CDN registration. The asset URL is registered with the CDN edge layer. Subsequent reads are served from cache without hitting origin storage.

Failure Handling

Partial uploads: Pre-signed URLs expire (e.g., 15 min). A nightly cleanup job deletes pending records older than TTL and purges the orphaned object.
Processing failures: Workers use at-least-once delivery with idempotency keys (checksum). Poison-pill messages are routed to a dead-letter queue for manual inspection.
Storage outage: Multi-region replication (cross-region replication in S3 or dual-write to GCS) ensures durability. Read traffic fails over to secondary region via Route 53 / Cloud DNS health checks.
Corruption: SHA-256 checksum is verified server-side after upload and again during scheduled integrity scans.
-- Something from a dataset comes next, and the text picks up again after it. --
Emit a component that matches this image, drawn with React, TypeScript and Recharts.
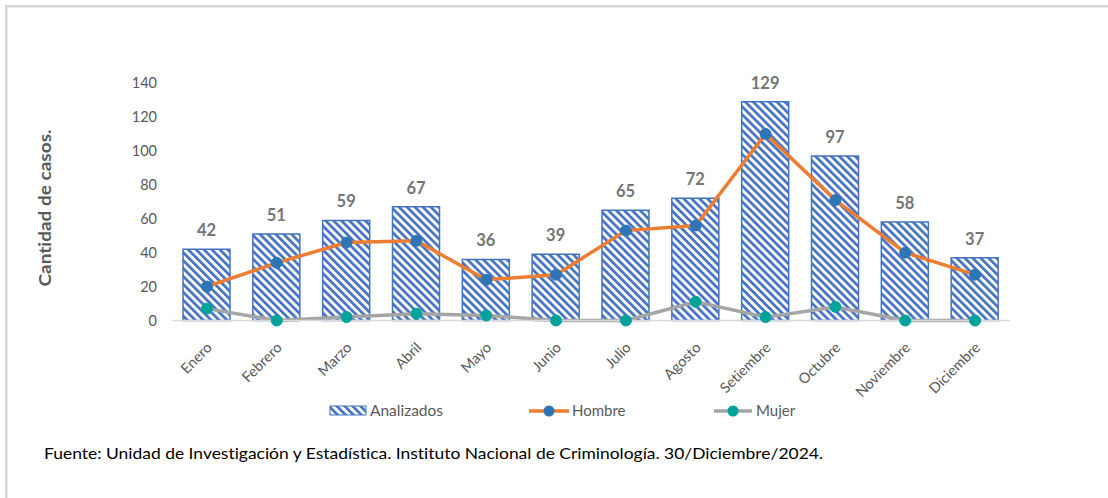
import React from "react";
import { ComposedChart, Bar, Line, XAxis, YAxis, LabelList } from "recharts";

const months = ["Enero", "Febrero", "Marzo", "Abril", "Mayo", "Junio", "Julio", "Agosto", "Setiembre", "Octubre", "Noviembre", "Diciembre"];
const analizados = [42, 51, 59, 67, 36, 39, 65, 72, 129, 97, 58, 37];
const hombre = [20, 34, 46, 47, 24, 27, 53, 56, 110, 71, 40, 27];
const mujer = [7, 0, 2, 4, 3, 0, 0, 11, 2, 8, 0, 0];
const yTicks = [0, 20, 40, 60, 80, 100, 120, 140];

const data = months.map((m, i) => ({ mes: m, Analizados: analizados[i], Hombre: hombre[i], Mujer: mujer[i] }));

const FONT = "Lato, 'Liberation Sans', sans-serif";
const BLUE = "#4472c4";
const ORANGE = "#ed7d31";
const DOT_BLUE = "#2e75b6";
const GRAY = "#a5a5a5";
const TEAL = "#00a39b";
const TEXT = "#595959";

const MonthTick = (props: any) => {
  const { x, y, payload } = props;
  return (
    <g transform={`translate(${x + 6},${y + 20})`}>
      <text x={0} y={0} textAnchor="end" transform="rotate(-45)" fill={TEXT} fontSize={14.5} fontFamily={FONT}>
        {payload.value}
      </text>
    </g>
  );
};

const Stripes = ({ id }: { id: string }) => (
  <pattern id={id} patternUnits="userSpaceOnUse" width={5.6} height={5.6} patternTransform="rotate(-45)">
    <rect x={0} y={0} width={5.6} height={5.6} fill="#ffffff" />
    <rect x={0} y={0} width={2.7} height={5.6} fill={BLUE} />
  </pattern>
);

export default function App() {
  return (
    <div style={{ position: "absolute", left: 0, top: 0, width: 1108, height: 498, background: "#ffffff", overflow: "hidden", fontVariantLigatures: "none" }}>
      <ComposedChart width={1108} height={498} data={data} margin={{ top: 83, right: 98, left: 0, bottom: 117.5 }}>
        <defs>
          <Stripes id="stripes" />
        </defs>
        <XAxis
          dataKey="mes"
          height={60}
          interval={0}
          tick={<MonthTick />}
          tickLine={false}
          axisLine={{ stroke: "#d9d9d9", strokeWidth: 1.5 }}
        />
        <YAxis
          width={172}
          domain={[0, 140]}
          ticks={yTicks}
          axisLine={false}
          tickLine={false}
          tickSize={0}
          tickMargin={15}
          tick={{ fill: TEXT, fontSize: 14.5, fontFamily: FONT }}
        />
        <Bar dataKey="Analizados" barSize={47} fill="url(#stripes)" stroke={BLUE} strokeWidth={1.5} isAnimationActive={false}>
          <LabelList dataKey="Analizados" position="top" offset={13} fill="#757575" fontSize={16.5} fontWeight="bold" fontFamily={FONT} />
        </Bar>
        <Line
          dataKey="Hombre"
          type="linear"
          stroke={ORANGE}
          strokeWidth={3.5}
          dot={{ r: 5.5, fill: DOT_BLUE, stroke: DOT_BLUE, strokeWidth: 1 }}
          isAnimationActive={false}
        />
        <Line
          dataKey="Mujer"
          type="linear"
          stroke={GRAY}
          strokeWidth={3.5}
          dot={{ r: 5.5, fill: TEAL, stroke: TEAL, strokeWidth: 1 }}
          isAnimationActive={false}
        />
      </ComposedChart>
      <svg width={1108} height={498} style={{ position: "absolute", left: 0, top: 0, pointerEvents: "none", fontVariantLigatures: "none" }}>
        <defs>
          <Stripes id="stripesLegend" />
        </defs>
        <rect x={5} y={5} width={1103} height={2.5} fill="#d6d6d6" />
        <rect x={5} y={5} width={2.5} height={493} fill="#d6d6d6" />
        <text
          x={0}
          y={0}
          transform="translate(51,208) rotate(-90)"
          textAnchor="middle"
          fill={TEXT}
          fontSize={17.5}
          fontWeight="bold"
          fontFamily={FONT}
          textLength={157}
          lengthAdjust="spacingAndGlyphs"
        >
          Cantidad de casos.
        </text>
        <rect x={330} y={406} width={36} height={9} fill="url(#stripesLegend)" stroke={BLUE} strokeWidth={1} />
        <text x={370} y={416} fill={TEXT} fontSize={15} fontFamily={FONT} textLength={73} lengthAdjust="spacingAndGlyphs">Analizados</text>
        <line x1={529} y1={411} x2={569} y2={411} stroke={ORANGE} strokeWidth={3.5} />
        <circle cx={549} cy={411} r={5.5} fill={DOT_BLUE} />
        <text x={572} y={416} fill={TEXT} fontSize={15} fontFamily={FONT}>Hombre</text>
        <line x1={714} y1={411} x2={752} y2={411} stroke={GRAY} strokeWidth={3.5} />
        <circle cx={733} cy={411} r={5.5} fill={TEAL} />
        <text x={756} y={416} fill={TEXT} fontSize={15} fontFamily={FONT}>Mujer</text>
        <text x={44} y={459} fill="#000000" fontSize={16} fontFamily={FONT} textLength={779} lengthAdjust="spacingAndGlyphs">
          Fuente: Unidad de Investigación y Estadística. Instituto Nacional de Criminología. 30/Diciembre/2024.
        </text>
      </svg>
    </div>
  );
}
Scalability Considerations

Throughput: Pre-signed URLs bypass the API tier entirely, so upload throughput scales with object storage capacity, not application servers.
Deduplication: Checksum lookup before insert prevents duplicate objects. Identical files share one object_key and increment a reference count.
Metadata reads: Hot asset metadata is cached in Redis with a short TTL. Cache invalidation fires on status transitions.
Storage tiering: Assets not accessed in 90 days are automatically transitioned to infrequent-access or Glacier-class tiers via lifecycle policies, cutting cost by ~60%.

Summary

A well-designed media storage service decouples upload bandwidth from API capacity using pre-signed URLs, keeps the relational layer lean with pointer-based metadata, and pushes reads to CDN edges. Idempotent async processing and checksum verification provide durability guarantees, while lifecycle tiering controls cost at scale.